I called the CEO to express dissatisfaction with their process and people and confirm that we were terminating negotiations. I felt they had disrespected us and my reaction was emotional. I could feel the anger welling up inside me as I spoke.
He listened intently and when I’d finished my tirade, he quietly said: “Nick, I understand you’re upset. What would you like me to do?”
I felt like Clint Eastwood had just grabbed my gun and thrown it into the bushes. I was completely disarmed.
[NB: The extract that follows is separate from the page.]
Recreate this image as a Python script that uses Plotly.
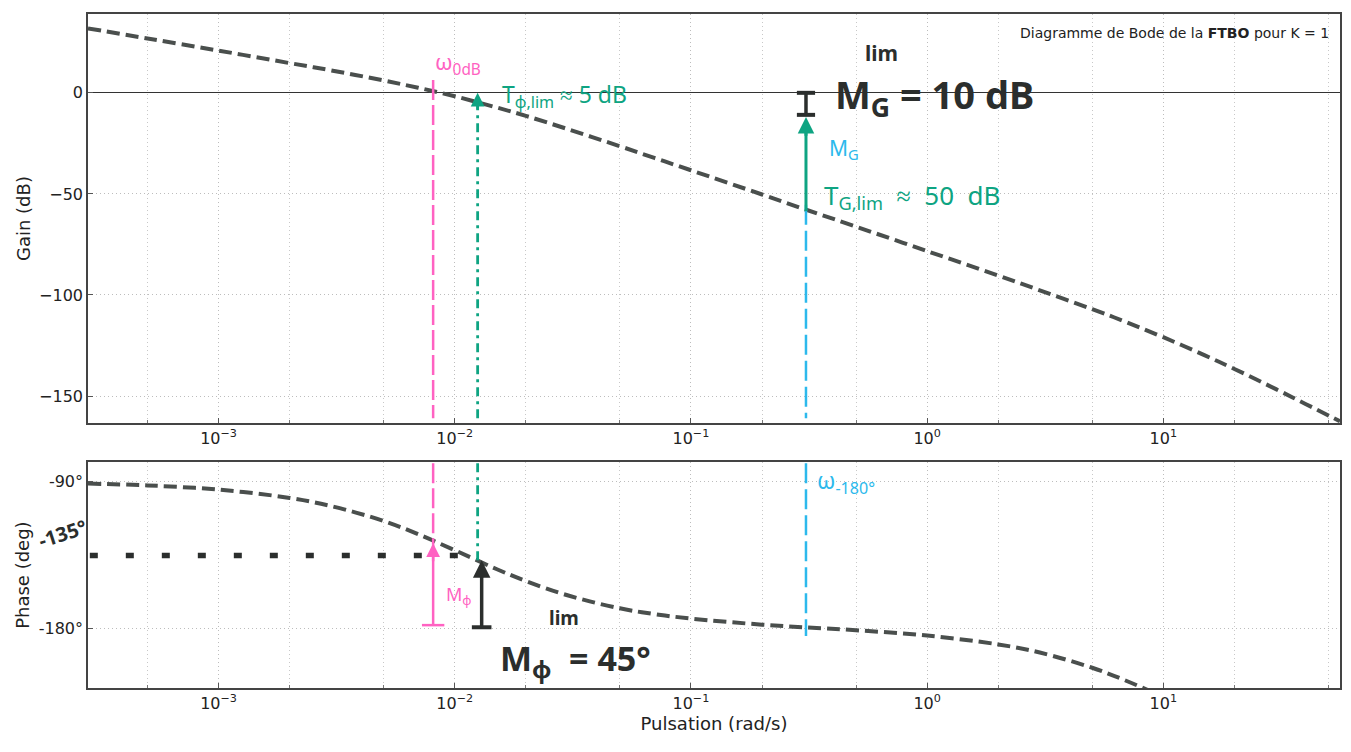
import math
import plotly.graph_objects as go

# ---------------- data ----------------
omega = [2.8e-4, 5e-4, 1e-3, 2e-3, 3e-3, 5e-3, 7e-3, 0.01, 0.015, 0.02, 0.03, 0.05, 0.07,
         0.1, 0.2, 0.3, 0.5, 1, 2, 3, 5, 7, 10, 15, 20, 30, 40, 56]
gain_db = [31.9, 26.9, 20.9, 14.7, 11.1, 6.1, 2.5, -1.7, -7.2, -11.4, -17.9, -26.4, -32.2,
           -38.3, -50.3, -57.4, -66.2, -78.3, -90.4, -97.7, -107.0, -113.5, -120.9, -129.9,
           -136.6, -146.6, -153.9, -162.5]
phase_deg = [-91.5, -92.6, -95.2, -100.3, -105.3, -114.4, -122.5, -132.3, -143.8, -151.2,
             -159.9, -167.9, -171.4, -174.2, -177.9, -179.5, -181.3, -184.6, -190.0, -195.0,
             -204.3, -212.4, -222.2, -233.7, -241.2, -249.9, -254.6, -258.9]

x_ticks = [1e-3, 1e-2, 1e-1, 1, 10]
x_tick_labels = ["10<sup>−3</sup>", "10<sup>−2</sup>", "10<sup>−1</sup>", "10<sup>0</sup>", "10<sup>1</sup>"]
gain_ticks = [0, -50, -100, -150]
gain_tick_labels = ["0", "−50", "−100", "−150"]
phase_ticks = [-90, -180]
phase_tick_labels = ["-90°", "-180°"]

# hand-drawn annotations
w_0dB = 0.0081          # pink
w_phi = 0.0125          # green (phase margin limit)
w_phi_bar = 0.0130      # black I-beam for phase margin
w_180 = 0.307           # cyan
phase_ref = -135.5      # dotted line at -135°
MG_lim_db = -10.9
TG_lim_db = -58.5

X_RANGE = [math.log10(2.8e-4), math.log10(56)]
G_RANGE = [-163.4, 39]
P_RANGE = [-216.7, -78.4]

PINK = "#ff62c2"
GREEN = "#0ea482"
CYAN = "#2cb9ec"
BLACK = "#2b2e2d"
CURVE = "#4a4f4d"
HAND = "Noto Sans"

fig = go.Figure()

# main curves
fig.add_trace(go.Scatter(x=omega, y=gain_db, mode="lines", xaxis="x", yaxis="y",
                         line=dict(color=CURVE, width=4, dash="13px,6px", shape="spline"),
                         showlegend=False, hoverinfo="skip"))
fig.add_trace(go.Scatter(x=omega, y=phase_deg, mode="lines", xaxis="x2", yaxis="y2",
                         line=dict(color=CURVE, width=4, dash="13px,6px", shape="spline"),
                         showlegend=False, hoverinfo="skip"))


def seg(xs, ys, ax, color, width, dash, mode="lines", marker=None):
    fig.add_trace(go.Scatter(x=xs, y=ys, mode=mode, xaxis="x" if ax == 1 else "x2",
                             yaxis="y" if ax == 1 else "y2",
                             line=dict(color=color, width=width, dash=dash),
                             marker=marker, showlegend=False, hoverinfo="skip"))


# pink omega_0dB line
seg([w_0dB, w_0dB], [6.4, -161], 1, PINK, 2.5, "20px,5px")
seg([w_0dB, w_0dB], [-79, -129], 2, PINK, 2.5, "20px,5px")
seg([w_0dB, w_0dB], [-129, -178.2], 2, PINK, 2.5, "solid")
seg([w_0dB], [-178.2], 2, PINK, 2.5, "solid", mode="markers",
    marker=dict(symbol="line-ew", size=16, line=dict(color=PINK, width=2.5)))

# green phase-margin-limit line
seg([w_phi, w_phi], [-161, -2], 1, GREEN, 2.8, "9px,5px,3px,5px")
seg([w_phi, w_phi], [-79, -138.4], 2, GREEN, 2.8, "9px,5px,3px,5px")

# black phase margin I-beam
seg([w_phi_bar, w_phi_bar], [-142, -179.5], 2, BLACK, 3.5, "solid")
seg([w_phi_bar], [-179.5], 2, BLACK, 3.5, "solid", mode="markers",
    marker=dict(symbol="line-ew", size=14, line=dict(color=BLACK, width=4)))

# black dotted -135 line
seg([2.85e-4, 0.0112], [phase_ref, phase_ref], 2, BLACK, 5.5, "8px,28px")

# cyan omega_-180 line
seg([w_180, w_180], [-55.4, -161], 1, CYAN, 2.5, "20px,6px")
seg([w_180, w_180], [-79, -184.9], 2, CYAN, 2.5, "20px,6px")

# green gain arrow and black gain margin I-beam
seg([w_180, w_180], [TG_lim_db, -14], 1, GREEN, 3, "solid")
seg([w_180, w_180], [0, MG_lim_db], 1, BLACK, 3.5, "solid", mode="lines+markers",
    marker=dict(symbol="line-ew", size=13, line=dict(color=BLACK, width=4)))

L = math.log10
annotations = [
    # arrow heads
    dict(x=L(w_phi), y=0, ax=L(w_phi), ay=-9, xref="x", yref="y", axref="x", ayref="y",
         showarrow=True, arrowhead=2, arrowsize=1.1, arrowwidth=2.5, arrowcolor=GREEN, text=""),
    dict(x=L(w_180), y=-11.9, ax=L(w_180), ay=-22, xref="x", yref="y", axref="x", ayref="y",
         showarrow=True, arrowhead=2, arrowsize=1.1, arrowwidth=3, arrowcolor=GREEN, text=""),
    dict(x=L(w_0dB), y=-128, ax=L(w_0dB), ay=-140, xref="x2", yref="y2", axref="x2", ayref="y2",
         showarrow=True, arrowhead=2, arrowsize=1.1, arrowwidth=2.5, arrowcolor=PINK, text=""),
    dict(x=L(w_phi_bar), y=-138.5, ax=L(w_phi_bar), ay=-150, xref="x2", yref="y2", axref="x2",
         ayref="y2", showarrow=True, arrowhead=2, arrowsize=1.0, arrowwidth=3.5,
         arrowcolor=BLACK, text=""),
    # texts
    dict(x=L(0.0081), y=15, xref="x", yref="y", showarrow=False, xanchor="left",
         text="ω<sub>0dB</sub>", font=dict(family=HAND, size=22, color=PINK)),
    dict(x=L(0.0155), y=-1.5, xref="x", yref="y", showarrow=False, xanchor="left",
         text="T<sub>φ,lim</sub> ≈ 5 dB", font=dict(family=HAND, size=23, color=GREEN)),
    dict(x=L(0.40), y=-2, xref="x", yref="y", showarrow=False, xanchor="left",
         text="M<sub>G</sub> = 10 dB", font=dict(family=HAND, size=38, color=BLACK, weight="bold")),
    dict(x=L(0.535), y=19.5, xref="x", yref="y", showarrow=False, xanchor="left",
         text="lim", font=dict(family=HAND, size=21, color=BLACK, weight="bold")),
    dict(x=L(0.375), y=-28, xref="x", yref="y", showarrow=False, xanchor="left",
         text="M<sub>G</sub>", font=dict(family=HAND, size=21, color=CYAN)),
    dict(x=L(0.36), y=-51, xref="x", yref="y", showarrow=False, xanchor="left",
         text="T<sub>G,lim</sub>  ≈  50  dB", font=dict(family=HAND, size=26, color=GREEN)),
    dict(x=L(0.335), y=-90, xref="x2", yref="y2", showarrow=False, xanchor="left",
         text="ω<sub>-180°</sub>", font=dict(family=HAND, size=23, color=CYAN)),
    dict(x=L(0.0090), y=-160, xref="x2", yref="y2", showarrow=False, xanchor="left",
         text="M<sub>φ</sub>", font=dict(family=HAND, size=18, color=PINK)),
    dict(x=L(0.0152), y=-199.5, xref="x2", yref="y2", showarrow=False, xanchor="left",
         text="M<sub>φ</sub>  = 45°", font=dict(family=HAND, size=34, color=BLACK, weight="bold")),
    dict(x=L(0.0245), y=-174, xref="x2", yref="y2", showarrow=False, xanchor="left",
         text="lim", font=dict(family=HAND, size=19, color=BLACK, weight="bold")),
    dict(x=-0.02, y=-122, xref="paper", yref="y2", showarrow=False, textangle=-18,
         xanchor="center", yanchor="middle",
         text="-135°", font=dict(family=HAND, size=20, color=BLACK, weight="bold")),
    # chart title (top right)
    dict(x=0.993, y=0.987, xref="paper", yref="paper", showarrow=False, xanchor="right",
         yanchor="top", text="Diagramme de Bode de la <b>FTBO</b> pour K = 1",
         font=dict(family="DejaVu Sans", size=14, color="#222")),
]

axis_font = dict(family="DejaVu Sans", size=16, color="#222")
title_font = dict(family="DejaVu Sans", size=18, color="#222")
grid = dict(showgrid=True, gridcolor="#bdbdbd", griddash="1px,3px", gridwidth=1)
frame = dict(showline=True, mirror=True, linecolor="#444", linewidth=1.5,
             ticks="inside", ticklen=5, tickcolor="#555", automargin=False)

xcommon = dict(type="log", range=X_RANGE, tickvals=x_ticks, ticktext=x_tick_labels,
               tickfont=axis_font, **grid, **frame,
               minor=dict(ticks="inside", ticklen=3, tickcolor="#777", showgrid=True,
                          gridcolor="#c8c8c8", griddash="1px,3px"))

# the page body has an 8px default margin: size the figure so that it fits the window
fig.update_layout(
    width=1343, height=744,
    margin=dict(l=80, r=11, t=6, b=64, autoexpand=False),
    plot_bgcolor="white", paper_bgcolor="white",
    xaxis=dict(anchor="y", domain=[0, 1], **xcommon),
    xaxis2=dict(anchor="y2", domain=[0, 1], **xcommon,
                title=dict(text="Pulsation (rad/s)", font=title_font, standoff=0)),
    yaxis=dict(domain=[0.393, 1], range=G_RANGE, tickvals=gain_ticks, ticktext=gain_tick_labels,
               tickfont=axis_font, zeroline=True, zerolinecolor="#333", zerolinewidth=1.3,
               title=dict(text="Gain (dB)", font=title_font, standoff=4),
               **grid, **frame),
    yaxis2=dict(domain=[0, 0.335], range=P_RANGE, tickvals=phase_ticks,
                ticktext=phase_tick_labels, tickfont=axis_font, zeroline=False,
                title=dict(text="Phase (deg)", font=title_font, standoff=4),
                **grid, **frame),
    annotations=annotations,
    showlegend=False,
)

fig.write_html("out.html")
The contrast was startling: one minute I was barrelling down the road on a mission to destruction and the next, I was standing there quietly, not quite knowing what to say.
I didn’t know whether to thank him for nullifying my anger or get even angrier at him for disarming me; but what would have been the point of that?
I ended up saying we were terminating the negotiations and wanted him to know we thought his team had acted unethically and undermined our company. He said he would take on the feedback and thanked me for calling.
Thanks in part to the way he dealt with my anger and subsequently kept the lines of communication open, his company later completed another deal with us that was mutually beneficial.
It took me a while to digest how he had disarmed me so effectively. Essentially, he had decided not to buy in to my negative perspective. He didn’t need to. It wasn’t his problem; it was mine.
He’d taken control of the situation by listening and allowing me to expel my rant, but remaining dispassionate. At the same time, he had handed me responsibility for my own problem. The funny thing is, as much as I didn’t want to admit it, I appreciated that.
These days, I often find myself appreciating that particular moment as I talk with other people who are upset or angry. And I find that by using this approach of removing negative emotions from my interactions and focusing on solving the problem I can pass on my experience to others.
When dealing with an angry punter, simply tell them what you’re hearing to make sure you understand clearly and are acknowledging their concerns and then ask what they would like you to do. If their request is unreasonable, simply say so and ask how else you could solve the problem together.
Above all, try to remain calm and avoid reacting emotionally. It’s important to remember that when someone is angry, they are expressing themselves and this doesn’t have to be a reflection of who you are.
More importantly, I guarantee that listening dispassionately will save you plenty of wasted energy and might give you an opportunity to see things in a different light. Spend your time getting what you want, instead of wasting it on anger.